**Problem details**
Pictures are not part of the copy. Give again exactly the lines from the one with "Rebuild this diagram" to the one with "(0,0) rectangle (2565,1689);", inclusive.

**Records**
+---+

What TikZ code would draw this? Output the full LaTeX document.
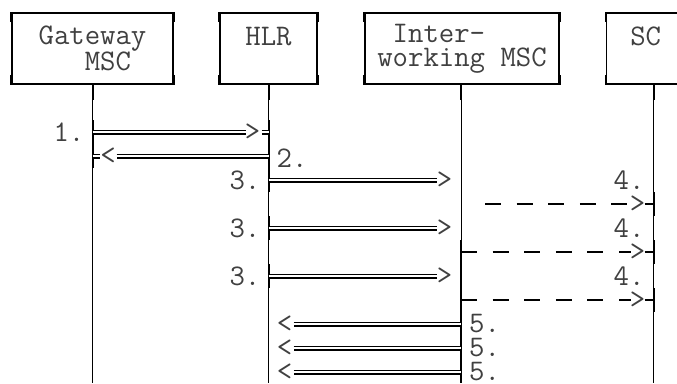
\documentclass[tikz,border=0pt]{standalone}
\usepackage{fontspec}
\usetikzlibrary{positioning,calc}
\newcommand{\asciifont}{\ttfamily\fontsize{29.9}{24}\selectfont}

\tikzset{
  entity/.style={draw,line width=1.3pt,minimum height=71pt,align=left,inner sep=0pt,font=\asciifont,text=black!75},
  cornerbar/.style={line width=2.4pt},
  lifeline/.style={line width=1pt},
  activebar/.style={line width=2pt},
  msg/.style={double,double distance=2.4pt,line width=1.3pt},
  dashmsg/.style={line width=1.5pt,dash pattern=on 16pt off 15.6pt},
  glyph/.style={font=\asciifont,text=black!75,inner sep=0pt}
}

\begin{document}
\begin{tikzpicture}[x=1pt,y=-1pt]
  \useasboundingbox (0,0) rectangle (677,383);
  \node[entity,minimum width=161pt] (gw) at (92.5,48.5) {Gateway\\\ \ \ MSC};
  \node[entity,minimum width=97pt] (hlr) at (268.5,48.5) {HLR\\\phantom{M}};
  \node[entity,minimum width=194pt] (iw) at (462,48.5) {\ Inter-\\working MSC};
  \node[entity,minimum width=78pt,anchor=west] (sc) at (606,48.5) {SC\\\phantom{M}};
  \foreach \b in {gw,hlr,iw,sc}{
    \draw[cornerbar] (\b.north west) -- ++(0,10);
    \draw[cornerbar] (\b.south west) -- ++(0,-10);
    \draw[cornerbar] (\b.north east) -- ++(0,10);
    \draw[cornerbar] (\b.south east) -- ++(0,-10);
  }

  \coordinate (gwl) at (gw.south);
  \coordinate (hlrl) at (hlr.south);
  \coordinate (iwl) at ([xshift=-1pt]iw.south);
  \coordinate (scl) at ([xshift=8pt]sc.south);
  \foreach \l in {gwl,hlrl,iwl,scl}{
    \coordinate (\l end) at (\l |- 0,383);
    \draw[lifeline] (\l) -- (\l end);
    \foreach \r/\y in {1/132,2/156,3/180,4/204,5/228,6/252,7/276,8/300,9/324,10/348,11/372}
      \coordinate (\l\r) at (\l |- 0,\y);
  }
  \foreach \l/\a/\b in {gwl/84/100,hlrl/84/100,iwl/84/100,scl/84/100,gwl/120/168,hlrl/120/192,
      hlrl/216/240,hlrl/264/288,iwl/240/383,scl/192/216,scl/240/264,scl/288/312}
    \draw[activebar] (\l |- 0,\a) -- (\l |- 0,\b);

  \draw[msg] (gwl1) -- ([xshift=-23pt]hlrl1);
  \node[glyph] (a1) at ([xshift=-16pt]hlrl1) {>};
  \draw[msg] ([xshift=-7pt]hlrl1) -- (hlrl1);
  \node[glyph,anchor=east] (n1) at ([xshift=-8pt]gwl1) {1.};

  \draw[msg] (gwl2) -- ([xshift=7pt]gwl2);
  \node[glyph] (a2) at ([xshift=15.5pt]gwl2) {<};
  \draw[msg] ([xshift=24pt]gwl2) -- (hlrl2);
  \node[glyph,anchor=west] (n2) at ([xshift=8pt,yshift=-2pt]hlrl2) {2.};

  \foreach \r/\d in {3/4,5/6,7/8}{
    \draw[msg] (hlrl\r) -- ([xshift=-24pt]iwl\r);
    \node[glyph] (a\r) at ([xshift=-16.5pt]iwl\r) {>};
    \node[glyph,anchor=east] (n\r) at ([xshift=-8pt]hlrl\r) {3.};
    \node[glyph,anchor=east] (m\r) at ([xshift=-9pt]scl\r) {4.};
  }
  \draw[dashmsg] ([xshift=24pt]iwl4) -- ([xshift=-23pt]scl4);
  \draw[dashmsg] (iwl6) -- ([xshift=-23pt]scl6);
  \draw[dashmsg] (iwl8) -- ([xshift=-23pt]scl8);
  \foreach \d in {4,6,8}{
    \node[glyph] (b\d) at ([xshift=-16pt]scl\d) {>};
    \draw[line width=1.5pt] ([xshift=-9pt]scl\d) -- (scl\d);
  }

  \foreach \r in {9,10,11}{
    \node[glyph] (a\r) at ([xshift=16pt]hlrl\r) {<};
    \draw[msg] ([xshift=25pt]hlrl\r) -- (iwl\r);
    \node[glyph,anchor=west] (n\r) at ([xshift=8pt]iwl\r) {5.};
  }
\end{tikzpicture}
\end{document}
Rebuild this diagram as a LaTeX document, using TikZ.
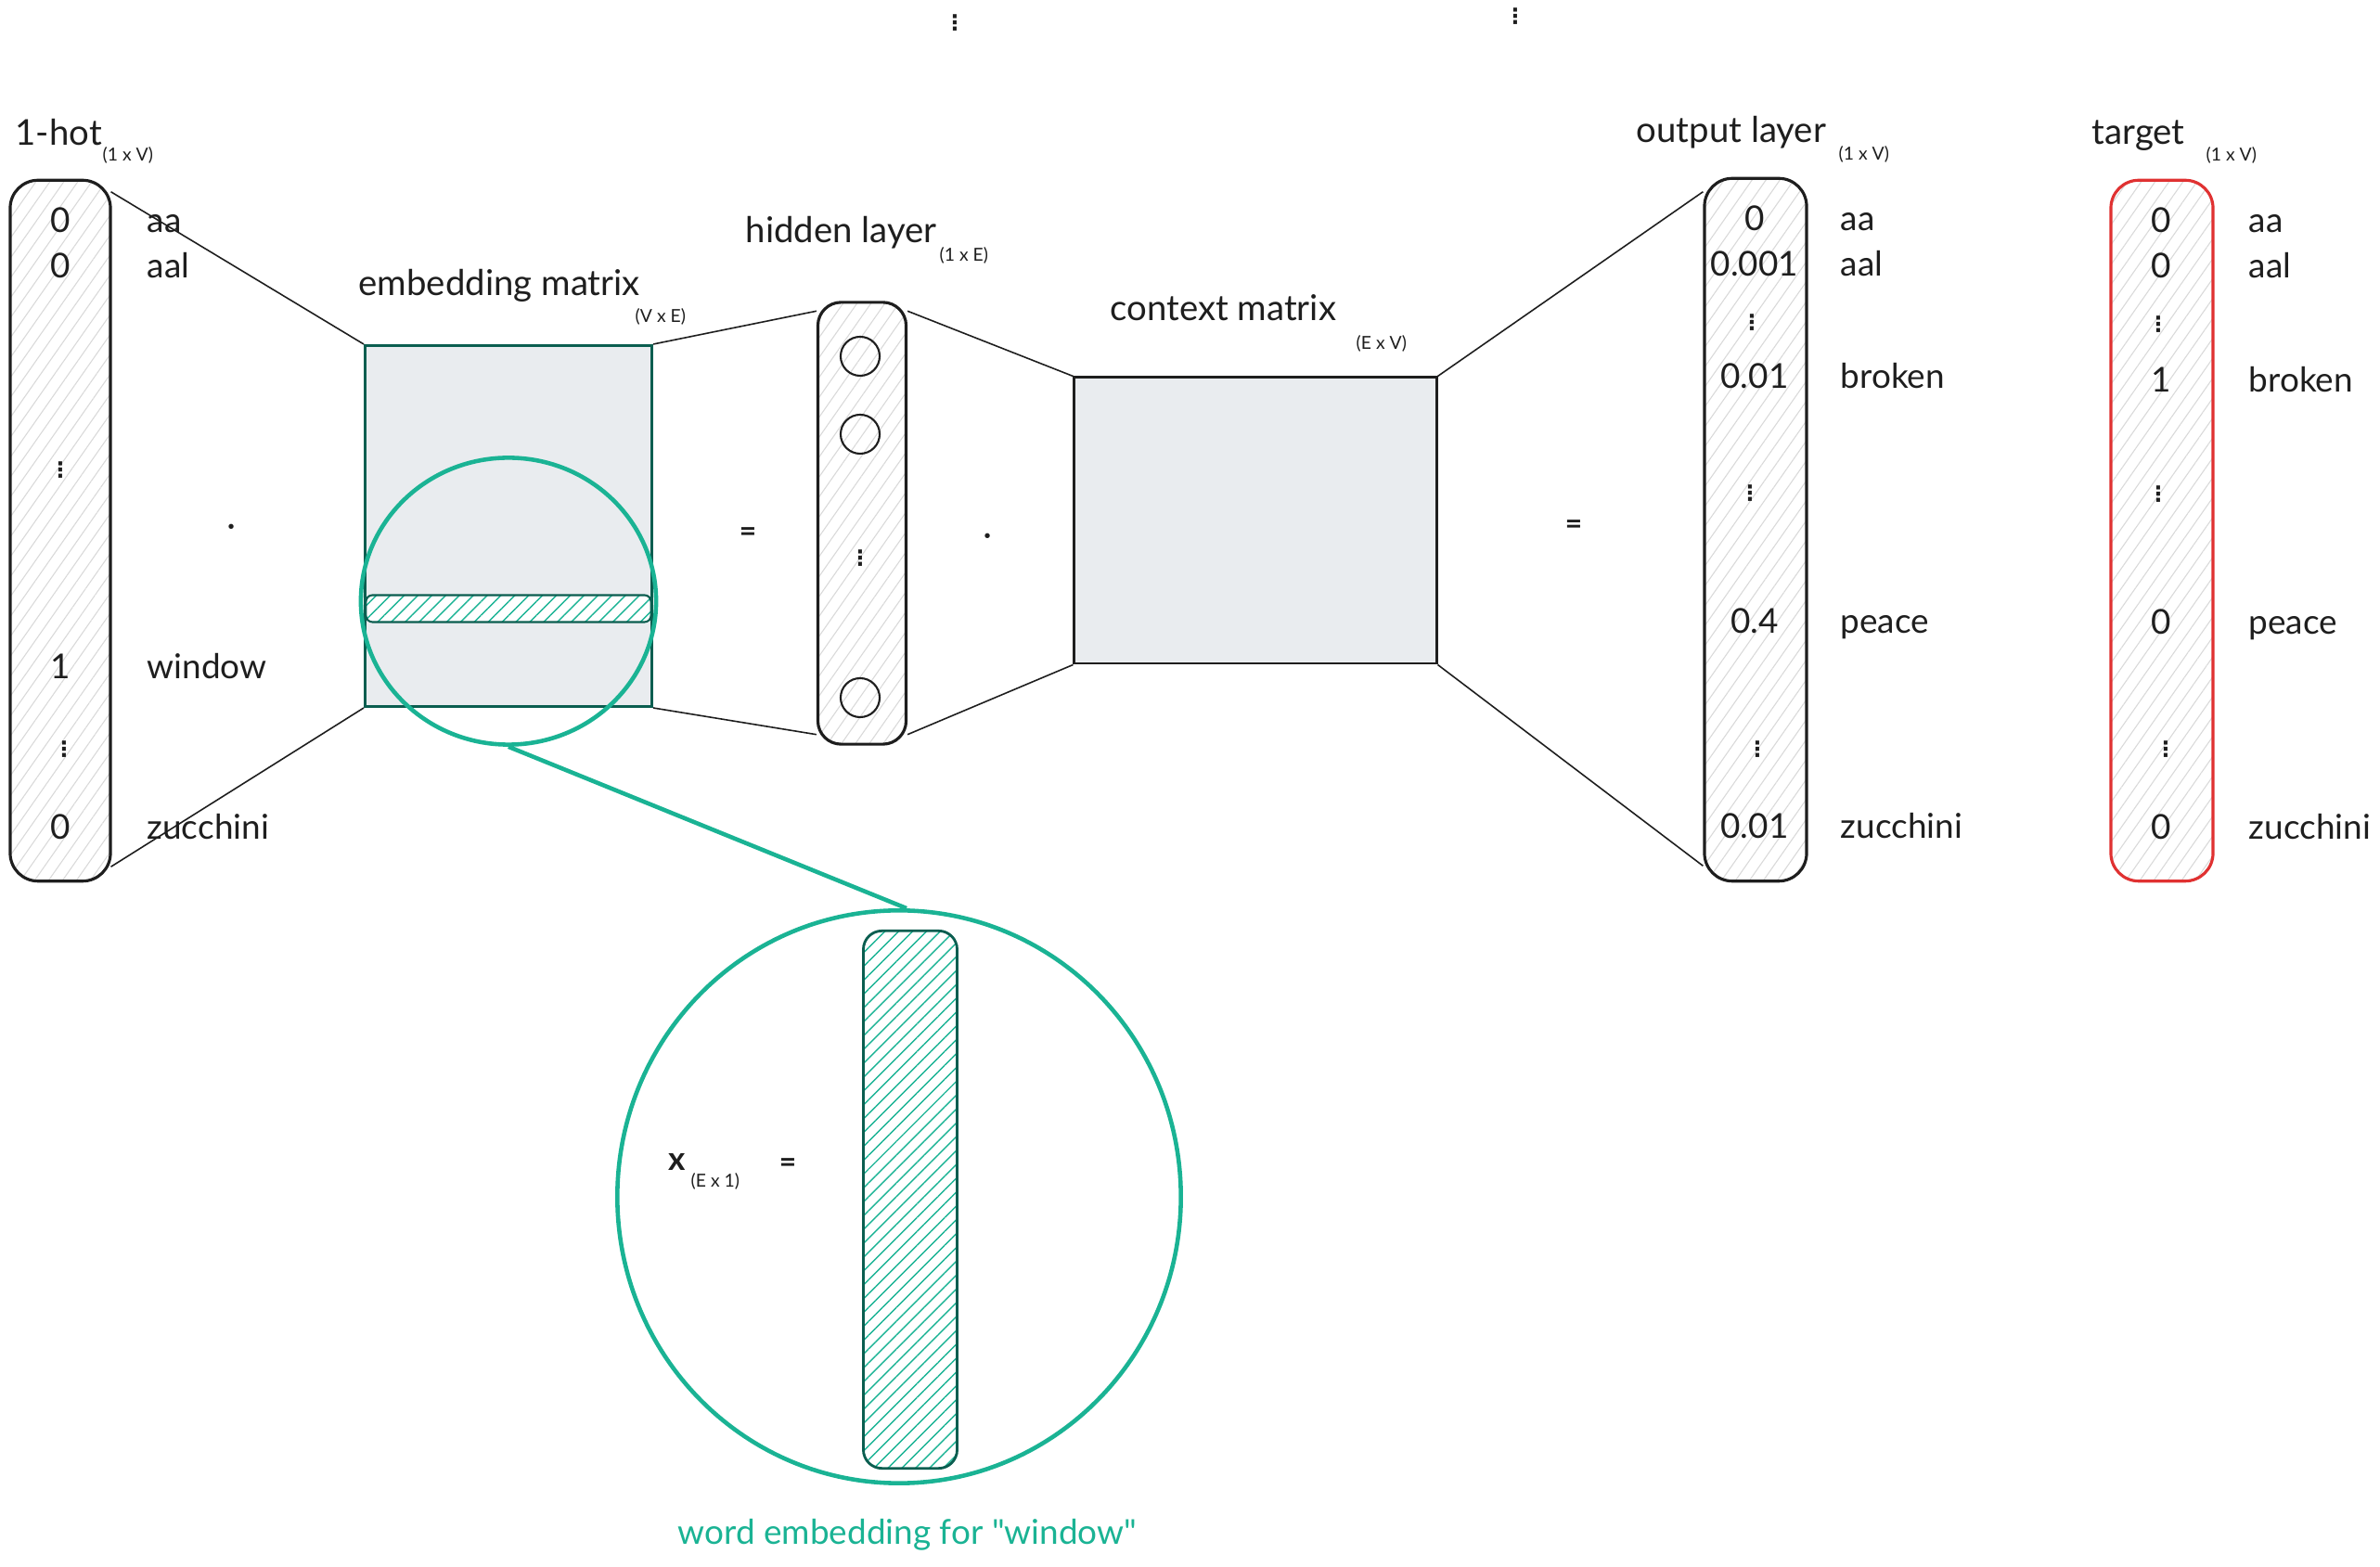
\documentclass[tikz,border=0pt]{standalone}
\usepackage{fontspec}
\setmainfont{Lato}
\newfontfamily\symfont{DejaVu Sans}
\newfontfamily\capfont{Lato}[Ligatures=TeXOff]
\usetikzlibrary{shapes.geometric,patterns.meta}
\definecolor{teal1}{HTML}{1AB394}
\definecolor{tealdark}{HTML}{0B5E50}
\definecolor{matgray}{HTML}{E9ECEF}
\definecolor{red1}{HTML}{E03131}
\definecolor{ink}{HTML}{1E1E1E}
\newcommand{\vd}{{\symfont\bfseries ⋮}}

\begin{document}
\begin{tikzpicture}[x=0.01cm, y=-0.01cm]
	\tikzset{
		vec/.style={rectangle, rounded corners=0.3cm, draw=ink, line width=0.9pt, inner sep=0pt,
			pattern={Lines[angle=55,distance=3.5pt,line width=0.3pt]}, pattern color=gray!30},
		mat/.style={rectangle, draw=ink, line width=0.8pt, fill=matgray, inner sep=0pt},
		unit/.style={circle, draw=ink, line width=0.6pt, minimum size=0.42cm, inner sep=0pt},
		val/.style={font=\fontsize{10.5}{12}\selectfont, text=ink, text height=1.6ex, text depth=0.3ex},
		word/.style={font=\fontsize{10.5}{12}\selectfont, text=ink, anchor=west, text height=1.6ex, text depth=0.3ex, inner sep=0pt},
		title/.style={font=\fontsize{10.9}{13}\selectfont, text=ink, anchor=base west, inner sep=0pt},
		dim/.style={font=\fontsize{5.5}{6}\selectfont, text=ink, anchor=base west, inner sep=0pt},
		vdots/.style={font=\fontsize{6.5}{7}\selectfont, text=ink, inner sep=0pt},
		op/.style={font=\bfseries\fontsize{9}{10}\selectfont, text=ink, inner sep=0pt},
		link/.style={draw=ink, line width=0.45pt},
		lens/.style={ellipse, draw=teal1, line width=1.3pt, inner sep=0pt},
		hatch/.style={rectangle, draw=tealdark, line width=0.6pt, inner sep=0pt, preaction={fill=white},
			pattern={Lines[angle=45,distance=3pt,line width=0.4pt]}, pattern color=teal1}
	}
	\useasboundingbox[fill=white] (0,0) rectangle (2565,1689);

	% stray dots on top
	\node[vdots] (top1) at (1029,25) {\vd};
	\node[vdots] (top2) at (1633,18) {\vd};

	% 1-hot input
	\node[vec, minimum width=1.08cm, minimum height=7.55cm] (onehot) at (65,572) {};
	\node[title] (onehotT) at (16,157) {1-hot};
	\node[dim] (onehotD) at (110,174) {(1 x V)};
	\foreach \y/\v/\w [count=\i] in {239/0/aa, 288/0/aal, 720/1/window, 893/0/zucchini} {
		\node[val] (oh\i) at (65,\y) {\v};
		\node[word] (ohw\i) at (158,\y) {\w};
	}
	\node[vdots] (ohd1) at (65,507) {\vd};
	\node[vdots] (ohd2) at (69,808) {\vd};
	\node[op, font=\Large] (dot1) at (250,569) {$\cdot$};

	% embedding matrix
	\node[mat, draw=tealdark, minimum width=3.09cm, minimum height=3.89cm] (emb) at (548,567) {};
	\node[hatch, rounded corners=2pt, minimum width=3.07cm, minimum height=0.29cm] (row) at (548,656) {};
	\node[title] (embT) at (386,319) {embedding matrix};
	\node[dim] (embD) at (684,348) {(V x E)};
	\node[lens, minimum width=3.18cm, minimum height=3.09cm] (lensS) at (548,648) {};
	\node[op] (eq1) at (806,576) {=};

	% hidden layer
	\node[vec, rounded corners=0.25cm, minimum width=0.95cm, minimum height=4.76cm] (hidden) at (929,564) {};
	\foreach \y [count=\i] in {384,468,752}
		\node[unit] (h\i) at (927,\y) {};
	\node[vdots] (hd) at (927,602) {\vd};
	\node[title] (hiddenT) at (803,262) {hidden layer};
	\node[dim] (hiddenD) at (1012,282) {(1 x E)};
	\node[op, font=\Large] (dot2) at (1065,579) {$\cdot$};

	% context matrix
	\node[mat, minimum width=3.90cm, minimum height=3.08cm] (ctx) at (1353,561) {};
	\node[title] (ctxT) at (1196,346) {context matrix};
	\node[dim] (ctxD) at (1461,377) {(E x V)};
	\node[op] (eq2) at (1696,568) {=};

	% output layer
	\node[vec, minimum width=1.10cm, minimum height=7.57cm] (out) at (1892,571) {};
	\node[title] (outT) at (1763,154) {output layer};
	\node[dim] (outD) at (1981,173) {(1 x V)};
	\foreach \y/\v/\w [count=\i] in {237/0/aa, 286/0.001/aal, 407/0.01/broken, 671/0.4/peace, 892/0.01/zucchini} {
		\node[val] (o\i) at (1891,\y) {\v};
		\node[word] (ow\i) at (1983,\y) {\w};
	}
	\foreach \x/\y [count=\i] in {1888/348, 1886/532, 1894/808}
		\node[vdots] (od\i) at (\x,\y) {\vd};

	% target
	\node[vec, draw=red1, minimum width=1.10cm, minimum height=7.55cm] (tgt) at (2330,572) {};
	\node[title] (tgtT) at (2254,156) {target};
	\node[dim] (tgtD) at (2377,174) {(1 x V)};
	\foreach \y/\v/\w [count=\i] in {239/0/aa, 288/0/aal, 411/1/broken, 672/0/peace, 893/0/zucchini} {
		\node[val] (t\i) at (2329,\y) {\v};
		\node[word] (tw\i) at (2423,\y) {\w};
	}
	\foreach \x/\y [count=\i] in {2326/350, 2326/533, 2334/808}
		\node[vdots] (td\i) at (\x,\y) {\vd};

	% connecting lines
	\draw[link] ([yshift=-0.13cm]onehot.north east) -- (emb.north west);
	\draw[link] ([yshift=0.16cm]onehot.south east) -- (emb.south west);
	\draw[link] (emb.north east) -- ([yshift=-0.11cm]hidden.north west);
	\draw[link] (emb.south east) -- ([yshift=0.12cm]hidden.south west);
	\draw[link] ([yshift=-0.11cm]hidden.north east) -- (ctx.north west);
	\draw[link] ([yshift=0.12cm]hidden.south east) -- (ctx.south west);
	\draw[link] (ctx.north east) -- ([yshift=-0.16cm]out.north west);
	\draw[link] (ctx.south east) -- ([yshift=0.18cm]out.south west);

	% zoomed word embedding
	\node[lens, minimum width=6.07cm, minimum height=6.17cm] (lensB) at (969,1290) {};
	\draw[teal1, line width=1.3pt] (lensS.south) -- ([xshift=0.08cm]lensB.north);
	\node[hatch, rounded corners=0.2cm, line width=0.8pt, minimum width=1.01cm, minimum height=5.79cm] (vecx) at (981,1293) {};
	\node[op, font=\bfseries\fontsize{10}{12}\selectfont] (xlab) at (730,1252) {x};
	\node[dim] (xdim) at (744,1280) {(E x 1)};
	\node[op] (eq3) at (849,1256) {=};
	\node[font=\capfont\fontsize{10.5}{12}\selectfont, text=teal1] (cap) at (978,1654) {word embedding for "window"};
\end{tikzpicture}
\end{document}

+---+

**Task output**
Rebuild this diagram as a LaTeX document, using TikZ.
\documentclass[tikz,border=0pt]{standalone}
\usepackage{fontspec}
\setmainfont{Lato}
\newfontfamily\symfont{DejaVu Sans}
\newfontfamily\capfont{Lato}[Ligatures=TeXOff]
\usetikzlibrary{shapes.geometric,patterns.meta}
\definecolor{teal1}{HTML}{1AB394}
\definecolor{tealdark}{HTML}{0B5E50}
\definecolor{matgray}{HTML}{E9ECEF}
\definecolor{red1}{HTML}{E03131}
\definecolor{ink}{HTML}{1E1E1E}
\newcommand{\vd}{{\symfont\bfseries ⋮}}

\begin{document}
\begin{tikzpicture}[x=0.01cm, y=-0.01cm]
	\tikzset{
		vec/.style={rectangle, rounded corners=0.3cm, draw=ink, line width=0.9pt, inner sep=0pt,
			pattern={Lines[angle=55,distance=3.5pt,line width=0.3pt]}, pattern color=gray!30},
		mat/.style={rectangle, draw=ink, line width=0.8pt, fill=matgray, inner sep=0pt},
		unit/.style={circle, draw=ink, line width=0.6pt, minimum size=0.42cm, inner sep=0pt},
		val/.style={font=\fontsize{10.5}{12}\selectfont, text=ink, text height=1.6ex, text depth=0.3ex},
		word/.style={font=\fontsize{10.5}{12}\selectfont, text=ink, anchor=west, text height=1.6ex, text depth=0.3ex, inner sep=0pt},
		title/.style={font=\fontsize{10.9}{13}\selectfont, text=ink, anchor=base west, inner sep=0pt},
		dim/.style={font=\fontsize{5.5}{6}\selectfont, text=ink, anchor=base west, inner sep=0pt},
		vdots/.style={font=\fontsize{6.5}{7}\selectfont, text=ink, inner sep=0pt},
		op/.style={font=\bfseries\fontsize{9}{10}\selectfont, text=ink, inner sep=0pt},
		link/.style={draw=ink, line width=0.45pt},
		lens/.style={ellipse, draw=teal1, line width=1.3pt, inner sep=0pt},
		hatch/.style={rectangle, draw=tealdark, line width=0.6pt, inner sep=0pt, preaction={fill=white},
			pattern={Lines[angle=45,distance=3pt,line width=0.4pt]}, pattern color=teal1}
	}
	\useasboundingbox[fill=white] (0,0) rectangle (2565,1689);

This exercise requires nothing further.